The work force itself also saw fast changes. Dr. Kurt Debus directed fewer than 300 workers when NASA was chartered in 1958. Ten years later, his Kennedy work force peaked at more than 26,000, including contractor employees.

The monumental Vehicle Assembly Building began in May 1963 with the driving of the first of 4,225 steel pipe piles. By the time it was finished, the structure had consumed enough steel in its frame to build 58,000 cars.

The first Saturn launch pads started taking shape, too. Complex 34 launched the first unmanned Saturn I in 1961. Launch Complex 37 would be built first to launch others in the family.

The launch pads of Launch Complex-39A and 39B for the Saturn V presented fresh challenges. First, squat pyramids of sand and concrete were built to raise the launch pad more than 40 feet. The whole gantry and even the massive crawler transporters that would move the rocket and the gantry onto the pad area dwarfed previous designs. The flame deflector alone for the Saturn V was half as tall as the whole Mercury-Redstone rocket that shot Alan Shepard into space in 1961.

Four years after Shepard's flight, NASA had its starting point for moon missions. Another year after that, 1966, saw the first Saturn V lift off the pad and point the way to the moon.

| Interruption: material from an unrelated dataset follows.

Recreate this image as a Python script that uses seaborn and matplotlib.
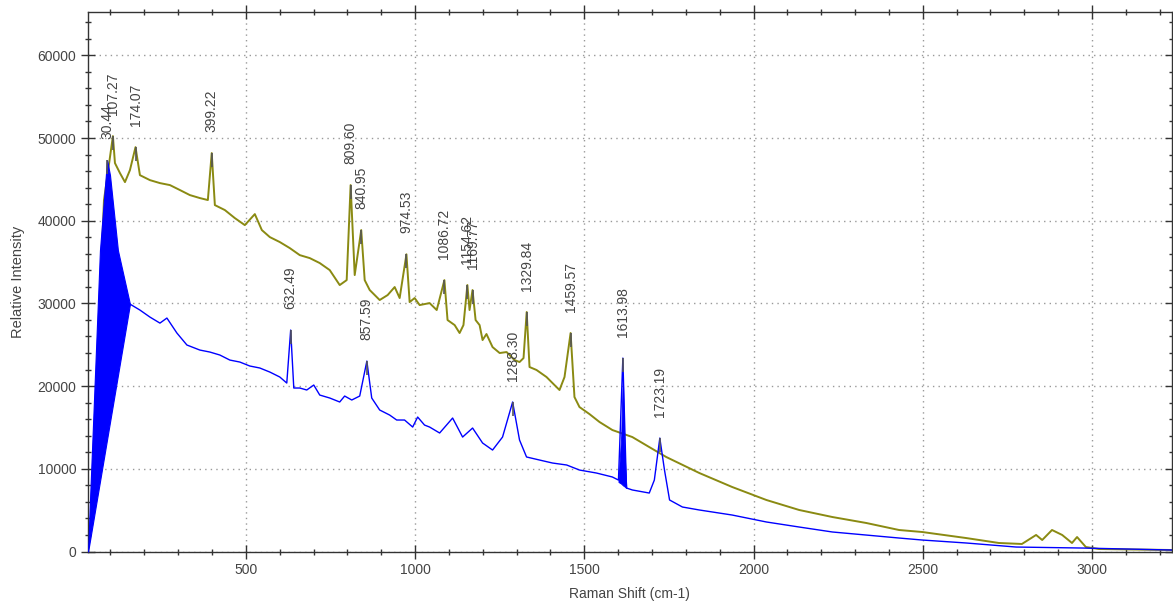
import matplotlib
matplotlib.use("Agg")
import matplotlib.pyplot as plt
import numpy as np
import pandas as pd
import seaborn as sns
from matplotlib.ticker import MultipleLocator

# olive spectrum (Raman shift cm-1, intensity)
olive_x = [39.6, 80.9, 107.27, 113.3, 128.1, 142.9, 157.6, 174.07, 187.1, 216.6,
           246.2, 275.7, 305.2, 334.7, 364.2, 387.8, 399.22, 408.5, 438, 467.5,
           497, 526.6, 547.3, 570.9, 600.4, 629.9, 659.4, 688.9, 718.4, 747.9,
           777.4, 798, 809.6, 821.7, 840.95, 851.2, 866, 895.5, 919, 939.8,
           954.5, 974.53, 984, 998.8, 1013.6, 1043, 1064, 1086.72, 1096, 1117,
           1131.6, 1143, 1154.62, 1161, 1169.77, 1178.9, 1190.7, 1199.5, 1211, 1229,
           1250, 1270.4, 1294, 1308.7, 1320.5, 1329.84, 1338.2, 1358.9, 1388.4, 1412,
           1426.8, 1441.6, 1459.57, 1471, 1485.8, 1515.3, 1545, 1583, 1642, 1692,
           1742, 1840, 1937, 2038, 2135, 2233, 2333, 2430, 2498, 2628,
           2725, 2793, 2835, 2853, 2882, 2912, 2941, 2956, 2982, 3021, 3236]
olive_y = [1390, 42500, 50230, 46970, 45760, 44670, 46120, 48900, 45510, 44910,
           44550, 44310, 43710, 43100, 42740, 42500, 48180, 41890, 41290, 40320,
           39470, 40800, 38870, 38020, 37420, 36690, 35840, 35480, 34880, 34030,
           32220, 32820, 44310, 33430, 38870, 32820, 31620, 30410, 31010, 31980,
           30650, 35940, 30160, 30650, 29800, 30040, 29200, 32820, 27990, 27380,
           26420, 27380, 32220, 29200, 31620, 27990, 27380, 25570, 26300, 24720,
           24000, 24120, 23150, 22910, 23390, 28960, 22310, 21950, 21100, 20130,
           19530, 21100, 26420, 18680, 17470, 16620, 15660, 14690, 13840, 12630,
           11430, 9490, 7800, 6230, 5020, 4170, 3450, 2600, 2360, 1630,
           1030, 910, 2000, 1390, 2600, 2000, 1030, 1750, 540, 300, 180]

# blue spectrum
blue_x = [157.6, 187, 216.6, 246.2, 266.8, 296.3, 325.9, 364.2, 393.7, 423.2,
          452.8, 482.3, 511.8, 541.3, 570.9, 600.4, 621, 632.49, 641.7, 659.4,
          680, 700.7, 718.4, 748, 777.4, 792, 813, 836.5, 857.59, 872,
          895.5, 925, 945.7, 969, 993, 1007.7, 1028, 1043, 1072.6, 1093,
          1111, 1140.5, 1170, 1199.5, 1229, 1258.5, 1273, 1288.3, 1308.7, 1329.4,
          1368, 1406, 1448, 1486, 1536, 1583, 1601, 1613.98, 1624.6, 1642,
          1692, 1707, 1723.19, 1737, 1752, 1790, 1840, 1937, 2038, 2135,
          2233, 2333, 2430, 2498, 2628, 2776, 2971, 3236]
blue_y = [29920, 29200, 28350, 27620, 28230, 26420, 24970, 24360, 24120, 23760,
          23150, 22910, 22430, 22190, 21700, 21100, 20370, 26780, 19770, 19770,
          19530, 20130, 18920, 18560, 18080, 18800, 18320, 18800, 23030, 18560,
          17110, 16500, 15900, 15900, 15050, 16260, 15290, 15050, 14330, 15290,
          16140, 13840, 14930, 13120, 12270, 13840, 15900, 18080, 13480, 11430,
          11060, 10700, 10460, 9850, 9490, 9010, 8640, 23390, 7680, 7440,
          7070, 8640, 13720, 9850, 6230, 5380, 5020, 4410, 3570, 2960,
          2360, 1990, 1630, 1390, 1030, 540, 420, 180]

# dense low-shift region of the blue trace (drawn as a band)
blue_band_x = [34, 39.6, 69, 90, 98.6, 122, 157.6]
blue_band_top = [0, 6230, 36430, 47330, 45520, 36430, 29920]
blue_band_low = [0, 1356, 8470, 13560, 15640, 21300, 29920]

# dense base of the 1613.98 band
band2_x = [1601, 1609, 1613.98, 1619, 1624.6]
band2_top = [8640, 14000, 21500, 12000, 7680]
band2_low = [8400, 8200, 8000, 7850, 7680]

# picked peaks
peak_labels = ["30.44", "107.27", "174.07", "399.22", "632.49", "809.60",
               "840.95", "857.59", "974.53", "1086.72", "1154.62", "1169.77",
               "1288.30", "1329.84", "1459.57", "1613.98", "1723.19"]
peak_x = [90, 107.27, 174.07, 399.22, 632.49, 809.60, 840.95, 857.59, 974.53,
          1086.72, 1154.62, 1169.77, 1288.30, 1329.84, 1459.57, 1613.98, 1723.19]
peak_y = [47330, 50230, 48900, 48180, 26780, 44310, 38870, 23030, 35940,
          32820, 32220, 31620, 18080, 28960, 26420, 23390, 13720]

olive = "#8a8a12"
blue = "#0000ff"

sns.set_style("ticks")
plt.rcParams['font.family'] = ['Liberation Sans', 'DejaVu Sans']

fig = plt.figure(figsize=(11.73, 6.03), dpi=100)
ax = fig.add_axes([0.075, 0.0854, 0.924, 0.8947])

df_olive = pd.DataFrame({"shift": olive_x, "intensity": olive_y})
df_blue = pd.DataFrame({"shift": blue_x, "intensity": blue_y})

sns.lineplot(data=df_olive, x="shift", y="intensity", color=olive, lw=1.4, ax=ax, zorder=2)
ax.fill_between(blue_band_x, blue_band_low, blue_band_top, color=blue, lw=0.8, zorder=3)
ax.fill_between(band2_x, band2_low, band2_top, color=blue, lw=0.6, zorder=3)
sns.lineplot(data=df_blue, x="shift", y="intensity", color=blue, lw=1.0, ax=ax, zorder=3)

# peak markers and labels
ax.vlines(peak_x, np.array(peak_y) - 1700, peak_y, color="#555555", lw=1.2, zorder=4)
for lab, px, py in zip(peak_labels, peak_x, peak_y):
    ax.annotate(lab, (px, py), xytext=(0, 15), textcoords="offset points",
                rotation=90, ha="center", va="bottom", fontsize=10, color="#444444")

ax.set_xlim(33.6, 3236)
ax.set_ylim(0, 65240)
ax.xaxis.set_major_locator(MultipleLocator(500))
ax.xaxis.set_minor_locator(MultipleLocator(100))
ax.yaxis.set_major_locator(MultipleLocator(10000))
ax.yaxis.set_minor_locator(MultipleLocator(2000))
ax.tick_params(which="major", direction="inout", length=10, width=1, colors="#333333",
               labelsize=10, labelcolor="#444444", top=True, right=True)
ax.tick_params(which="minor", direction="inout", length=5, width=1, colors="#333333",
               top=True, right=True)
ax.grid(True, which="major", color="#999999", ls=(0, (1, 3)), lw=1)
for s in ax.spines.values():
    s.set_color("#333333")
    s.set_linewidth(1)

ax.set_xlabel("Raman Shift (cm-1)", fontsize=10, color="#444444")
ax.set_ylabel("Relative Intensity", fontsize=10.5, color="#444444")
ax.xaxis.set_label_coords(0.5, -0.066)
ax.yaxis.set_label_coords(-0.058, 0.5)

fig.savefig("out.png", dpi=100)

Everything was looking smooth.

"The Saturn V had quite a big impact on the range," said Angelo J. Taiani, who worked on several projects back then and helped develop a weather balloon that is still used today.

It would be only a few more months before that optimism was tested by deep tragedy.

It was Jan. 27, 1967 -- the one day that uniformly stands out in the memories of Kennedy workers of the early era.

"That was where we lost our three astronauts," Gray said. "I went into I guess a state of shock. I jumped in my car and drove up here. I didn't tell my wife, my friends -- they didn't know where I'd gone."

There were plenty of tests during the first decade, but the spectacular successes of launching astronauts into space, then landing them on the moon, showed what the young agency and its fast-maturing cadre of workers could accomplish.

"It hit everybody from the janitors up to the top administration," Gray said.

As big as the change was in less than a decade, it did not shock most of the folks closest to it.

"Our technology was moving ahead; I expected to see it," Gray said.